Exercise task: Return all of the data exactly, with nothing left out but the pictures.
___ Recorded information
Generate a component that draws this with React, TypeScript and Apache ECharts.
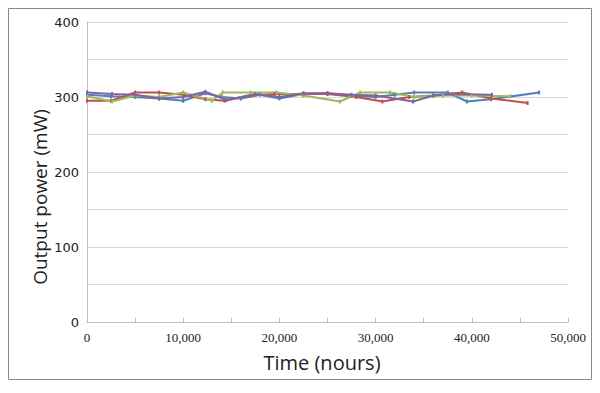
import React, { useEffect, useRef } from "react";
import * as echarts from "echarts";

const blueSeries: [number, number][] = [
  [0, 303], [2500, 301], [5000, 300], [7500, 298], [10000, 295], [12300, 305], [14000, 300],
  [16000, 298], [18000, 303], [20000, 298], [22500, 304], [25000, 305], [27500, 302],
  [30000, 300], [32000, 303], [34000, 306], [37500, 306], [39500, 294], [42000, 297], [47000, 306],
];
const redSeries: [number, number][] = [
  [0, 295], [2500, 295], [5000, 306], [7500, 306], [10000, 303], [12300, 297], [14300, 295],
  [17000, 302], [19500, 304], [22500, 304], [25000, 304], [28000, 300], [30700, 294],
  [33500, 300], [36000, 302], [39000, 306], [42000, 298], [45800, 292],
];
const greenSeries: [number, number][] = [
  [0, 301], [2600, 294], [5000, 302], [7500, 300], [10000, 306], [13000, 295], [14100, 306],
  [17000, 306], [19700, 306], [22500, 302], [26300, 294], [28400, 306], [31500, 306],
  [34000, 300], [37000, 302], [40000, 302], [44000, 301],
];
const purpleSeries: [number, number][] = [
  [0, 306], [2600, 304], [5000, 303], [7500, 298], [10000, 300], [12300, 307], [14500, 296],
  [17500, 304], [20000, 300], [22500, 305], [25000, 305], [27500, 303], [30000, 302],
  [33900, 294], [36000, 302], [38000, 304], [42100, 303],
];

const seriesNames = ["Laser 1", "Laser 2", "Laser 3", "Laser 4"];
const seriesColors = ["#4F81BD", "#C0504D", "#9BBB59", "#8064A2"];
const xTitle = "Time (nours)";
const yTitle = "Output power (mW)";

export default function App() {
  const ref = useRef<HTMLDivElement>(null);
  useEffect(() => {
    if (!ref.current) return;
    const chart = echarts.init(ref.current, undefined, { renderer: "svg" });
    const all = [blueSeries, redSeries, greenSeries, purpleSeries];
    chart.setOption({
      animation: false,
      backgroundColor: "#ffffff",
      grid: { left: 87, right: 32, top: 22, bottom: 71, containLabel: false },
      xAxis: {
        type: "value",
        min: 0,
        max: 50000,
        interval: 5000,
        axisLine: { show: true, lineStyle: { color: "#bfbfbf", width: 1 } },
        axisTick: { show: true, inside: true, length: 4, lineStyle: { color: "#bfbfbf" } },
        splitLine: { show: false },
        axisLabel: {
          margin: 9,
          fontFamily: "Liberation Serif, serif",
          fontSize: 13,
          color: "#222",
          formatter: (v: number) =>
            v % 10000 === 0 ? (v === 0 ? "0" : v.toLocaleString("en-US")) : "",
        },
      },
      yAxis: {
        type: "value",
        min: 0,
        max: 400,
        interval: 50,
        axisLine: { show: true, lineStyle: { color: "#bfbfbf", width: 1 } },
        axisTick: { show: false },
        splitLine: { show: true, lineStyle: { color: "#d9d9d9", width: 1 } },
        axisLabel: {
          margin: 8,
          fontFamily: "DejaVu Sans, sans-serif",
          fontSize: 13,
          color: "#222",
          formatter: (v: number) => (v % 100 === 0 ? String(v) : ""),
        },
      },
      graphic: [
        {
          type: "rect",
          shape: { x: 8.5, y: 8.5, width: 583, height: 371 },
          style: { fill: "none", stroke: "#888", lineWidth: 1 },
          silent: true,
          z: -1,
        },
        {
          type: "text",
          x: 322,
          y: 362,
          style: {
            text: xTitle,
            fontFamily: "Open Sans, sans-serif",
            fontSize: 20,
            fill: "#222",
            align: "center",
            verticalAlign: "middle",
          },
        },
        {
          type: "text",
          x: 40,
          y: 197,
          rotation: Math.PI / 2,
          style: {
            text: yTitle,
            fontFamily: "Open Sans, sans-serif",
            fontSize: 19,
            fill: "#222",
            align: "center",
            verticalAlign: "middle",
          },
        },
      ],
      series: all.map((d, i) => ({
        name: seriesNames[i],
        type: "line",
        data: d,
        showSymbol: true,
        symbol: "rect",
        symbolSize: [2, 4],
        lineStyle: { color: seriesColors[i], width: 2 },
        itemStyle: { color: seriesColors[i] },
      })),
    });
    return () => chart.dispose();
  }, []);
  return <div ref={ref} style={{ width: 600, height: 393, position: "absolute", left: 0, top: 0 }} />;
}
______
Answer for this exercise:
Generate a component that draws this with React, TypeScript and Apache ECharts.
import React, { useEffect, useRef } from "react";
import * as echarts from "echarts";

const blueSeries: [number, number][] = [
  [0, 303], [2500, 301], [5000, 300], [7500, 298], [10000, 295], [12300, 305], [14000, 300],
  [16000, 298], [18000, 303], [20000, 298], [22500, 304], [25000, 305], [27500, 302],
  [30000, 300], [32000, 303], [34000, 306], [37500, 306], [39500, 294], [42000, 297], [47000, 306],
];
const redSeries: [number, number][] = [
  [0, 295], [2500, 295], [5000, 306], [7500, 306], [10000, 303], [12300, 297], [14300, 295],
  [17000, 302], [19500, 304], [22500, 304], [25000, 304], [28000, 300], [30700, 294],
  [33500, 300], [36000, 302], [39000, 306], [42000, 298], [45800, 292],
];
const greenSeries: [number, number][] = [
  [0, 301], [2600, 294], [5000, 302], [7500, 300], [10000, 306], [13000, 295], [14100, 306],
  [17000, 306], [19700, 306], [22500, 302], [26300, 294], [28400, 306], [31500, 306],
  [34000, 300], [37000, 302], [40000, 302], [44000, 301],
];
const purpleSeries: [number, number][] = [
  [0, 306], [2600, 304], [5000, 303], [7500, 298], [10000, 300], [12300, 307], [14500, 296],
  [17500, 304], [20000, 300], [22500, 305], [25000, 305], [27500, 303], [30000, 302],
  [33900, 294], [36000, 302], [38000, 304], [42100, 303],
];

const seriesNames = ["Laser 1", "Laser 2", "Laser 3", "Laser 4"];
const seriesColors = ["#4F81BD", "#C0504D", "#9BBB59", "#8064A2"];
const xTitle = "Time (nours)";
const yTitle = "Output power (mW)";

export default function App() {
  const ref = useRef<HTMLDivElement>(null);
  useEffect(() => {
    if (!ref.current) return;
    const chart = echarts.init(ref.current, undefined, { renderer: "svg" });
    const all = [blueSeries, redSeries, greenSeries, purpleSeries];
    chart.setOption({
      animation: false,
      backgroundColor: "#ffffff",
      grid: { left: 87, right: 32, top: 22, bottom: 71, containLabel: false },
      xAxis: {
        type: "value",
        min: 0,
        max: 50000,
        interval: 5000,
        axisLine: { show: true, lineStyle: { color: "#bfbfbf", width: 1 } },
        axisTick: { show: true, inside: true, length: 4, lineStyle: { color: "#bfbfbf" } },
        splitLine: { show: false },
        axisLabel: {
          margin: 9,
          fontFamily: "Liberation Serif, serif",
          fontSize: 13,
          color: "#222",
          formatter: (v: number) =>
            v % 10000 === 0 ? (v === 0 ? "0" : v.toLocaleString("en-US")) : "",
        },
      },
      yAxis: {
        type: "value",
        min: 0,
        max: 400,
        interval: 50,
        axisLine: { show: true, lineStyle: { color: "#bfbfbf", width: 1 } },
        axisTick: { show: false },
        splitLine: { show: true, lineStyle: { color: "#d9d9d9", width: 1 } },
        axisLabel: {
          margin: 8,
          fontFamily: "DejaVu Sans, sans-serif",
          fontSize: 13,
          color: "#222",
          formatter: (v: number) => (v % 100 === 0 ? String(v) : ""),
        },
      },
      graphic: [
        {
          type: "rect",
          shape: { x: 8.5, y: 8.5, width: 583, height: 371 },
          style: { fill: "none", stroke: "#888", lineWidth: 1 },
          silent: true,
          z: -1,
        },
        {
          type: "text",
          x: 322,
          y: 362,
          style: {
            text: xTitle,
            fontFamily: "Open Sans, sans-serif",
            fontSize: 20,
            fill: "#222",
            align: "center",
            verticalAlign: "middle",
          },
        },
        {
          type: "text",
          x: 40,
          y: 197,
          rotation: Math.PI / 2,
          style: {
            text: yTitle,
            fontFamily: "Open Sans, sans-serif",
            fontSize: 19,
            fill: "#222",
            align: "center",
            verticalAlign: "middle",
          },
        },
      ],
      series: all.map((d, i) => ({
        name: seriesNames[i],
        type: "line",
        data: d,
        showSymbol: true,
        symbol: "rect",
        symbolSize: [2, 4],
        lineStyle: { color: seriesColors[i], width: 2 },
        itemStyle: { color: seriesColors[i] },
      })),
    });
    return () => chart.dispose();
  }, []);
  return <div ref={ref} style={{ width: 600, height: 393, position: "absolute", left: 0, top: 0 }} />;
}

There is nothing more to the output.